Si capisce dalle repliche dei renziani, che Giuseppe Civati però per Renzi non è un problema. «E’ il rimpasto che avrebbe dovuto fare Letta», dice Civati, ma il nuovo presidente del consiglio non se ne cura: Civati vota alla Camera dove i numeri sono più che sufficienti. Al senato invece i dissidenti sono Corradino Mineo e Walter Tocci, soprattutto. I due ancora non si sbilanciano, se non nel constatare che sì, «non votare la fiducia vorrebbe dire uscire dal Pd». E che questa, dice Tocci all’Espresso, «è una giornata di riflessione».
Nel partito democratico, per il resto, nessuno può lamentarsi. Stanno tutti al governo. Maurizio Martina, è bersaniano. Andrea Orlando è un giovane turco. I cuperliani si vantano di aver indicato Pier Carlo Padoan all’Economia, ex consigliere economico di Massimo D’Alema, Dario Franceschi ha piazzato se stesso e pure le neofite Mogherini e Pinotti. I renziani puri sono Del Rio, Boschi e Madia. Mancano i lettiani, che certo non possono dirsi soddisfatti del fatto che Federica Mogherini orbitasse spesso attorno alle associazioni della galassia lettiana.
E a chi nota l’assenza delle deleghe alle pari opportunità, è proprio l’ex ministro Josefa Idem a rispondere: «E’ un governo molto essenziale, ma non significa che non si occuperà anche di altri temi come lo sport. Le deleghe verranno affrontate con l’assegnazione ai ministri o ai sottosegretari’». Peccato che c’è chi rivendica il risultato. «Come sempre è la storia a darci ragione» ha detto il deputato della Lega Nord Gianluca Pini: «l’eliminazione del ministero della (dis)integrazione è una nostra vittoria».
Anche i popolari dell’ex ministro alla Difesa Mario Mauro, sembrano comunque voler restare della partita: Mauro si è prodigato in calorosi auguri di buon lavoro al nuovo ministro Roberta Pinotti («Sono moltissime le sfide che l’aspettano, ma sono certo che con le sue capacità politiche, tecniche e umane saprà vincerle. In bocca al lupo!»), che non sembrano preanunciare burrasca. Considerando poi che eventuali defezioni di civatiani o di popolari sarebbe colmata dal gruppo Gal (Grandi Autonomie e Libertà) composto soprattutto da reduci del Pdl, Renzi può stare tranquillo.
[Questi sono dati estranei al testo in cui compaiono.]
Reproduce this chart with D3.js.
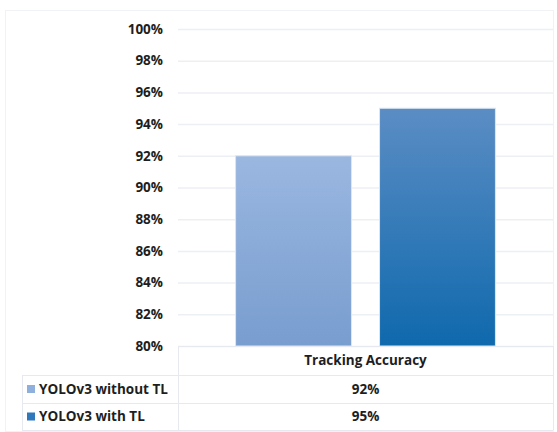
<!DOCTYPE html>
<html>
<head>
<meta charset="utf-8">
<script src="https://cdn.jsdelivr.net/npm/d3@7"></script>
<style>
  body { margin:0; background:#fff; }
  text { font-family: "Open Sans", Lato, sans-serif; font-weight:bold; fill:#1e1e1e; }
</style>
</head>
<body>
<svg width="557" height="432"></svg>
<script>
const category = ['Tracking Accuracy'];
const series = ['YOLOv3 without TL', 'YOLOv3 with TL'];
const values = [92, 95];
const yTicks = [80, 82, 84, 86, 88, 90, 92, 94, 96, 98, 100];

const colors = [ {top:'#9ab7e0', bot:'#789dcf', sw:'#8fb0dc'},
                 {top:'#5b8dc4', bot:'#0f69ad', sw:'#2f78bb'} ];

const L = 178, R = 553, T = 29, B = 346;  // plot area
const rowH = [29, 28, 27];              // table rows

let svg = d3.select('svg');

// outer frame
svg.append('rect').attr('x', 5.5).attr('y', 10.5).attr('width', 548).attr('height', 421)
  .attr('fill', 'none').attr('stroke', '#f0f2f6');

let y = d3.scaleLinear().domain([80, 100]).range([B, T]);
let x0 = d3.scaleBand().domain(category).range([L, R]);
let x1 = d3.scaleBand().domain(series).range([0, x0.bandwidth()]).paddingInner(0.195).paddingOuter(0.4);

// gridlines
svg.append('g').selectAll('line').data(yTicks).enter().append('line')
  .attr('x1', L).attr('x2', R).attr('y1', d => y(d) + 0.5).attr('y2', d => y(d) + 0.5)
  .attr('stroke', '#eceff4').attr('stroke-width', 1.5);

// tick labels
svg.append('g').selectAll('text').data(yTicks).enter().append('text')
  .attr('x', 163).attr('y', d => y(d)).attr('dy', '0.35em').attr('text-anchor', 'end')
  .style('font-size', '13.5px').text(d => d + '%');

// gradients
let defs = svg.append('defs');
colors.forEach((c, i) => {
  let g = defs.append('linearGradient').attr('id', 'g' + i)
    .attr('x1', 0).attr('y1', 0).attr('x2', 0).attr('y2', 1);
  g.append('stop').attr('offset', '0%').attr('stop-color', c.top);
  g.append('stop').attr('offset', '100%').attr('stop-color', c.bot);
});

// bars
svg.append('g').selectAll('rect').data(values).enter().append('rect')
  .attr('x', (d, i) => x0(category[0]) + x1(series[i]))
  .attr('y', d => y(d))
  .attr('width', x1.bandwidth())
  .attr('height', d => B - y(d))
  .attr('fill', (d, i) => 'url(#g' + i + ')')
  .attr('stroke', '#dce6f3').attr('stroke-width', 1);

// data table
let tb = svg.append('g').attr('stroke', '#e6e9f0').attr('fill', 'none');
let y1 = B + rowH[0], y2 = y1 + rowH[1], y3 = y2 + rowH[2];
tb.append('line').attr('x1', L + 0.5).attr('x2', L + 0.5).attr('y1', B).attr('y2', y3);
tb.append('line').attr('x1', R + 0.5).attr('x2', R + 0.5).attr('y1', B).attr('y2', y3);
tb.append('line').attr('x1', 22.5).attr('x2', 22.5).attr('y1', y1).attr('y2', y3);
tb.append('line').attr('x1', L).attr('x2', R).attr('y1', B + 0.5).attr('y2', B + 0.5);
[y1, y2, y3].forEach(yy => tb.append('line').attr('x1', 22).attr('x2', R).attr('y1', yy + 0.5).attr('y2', yy + 0.5));

svg.append('text').attr('x', (L + R) / 2).attr('y', B + rowH[0] / 2).attr('dy', '0.35em')
  .attr('text-anchor', 'middle').style('font-size', '13.5px').text(category[0]);

let rowsY = [y1, y2];
series.forEach((s, i) => {
  let cy = rowsY[i] + rowH[i + 1] / 2;
  svg.append('rect').attr('x', 27).attr('y', cy - 4).attr('width', 8).attr('height', 8)
    .attr('fill', colors[i].sw);
  svg.append('text').attr('x', 39).attr('y', cy).attr('dy', '0.35em')
    .style('font-size', '13.5px').text(s);
  svg.append('text').attr('x', (L + R) / 2).attr('y', cy).attr('dy', '0.35em')
    .attr('text-anchor', 'middle').style('font-size', '13.5px').text(values[i] + '%');
});
</script>
</body>
</html>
Non arriveranno i voti di Sel: «Pur apprezzando la scelta di costruire una squadra fatta per metà di donne» è il giudizio di Nicola Fratoianni, coordinatore nazionale del partito di Vendola, «il nostro giudizio politico sull’operazione compiuta resta negativo». Ma non importa. Dai 5 stelle, infine, i toni sono quelli previsti. E anche il più posato Luigi Di Maio è chiaro: «Questo sarebbe un nuovo corso? Se ci vogliamo prendere in giro diciamo che è un nuovo Governo, altrimenti basta guardare i dieci mesi passati per capire come saranno questi quattro anni che ci aspettano», sperando ovviamente «che non siano quattro».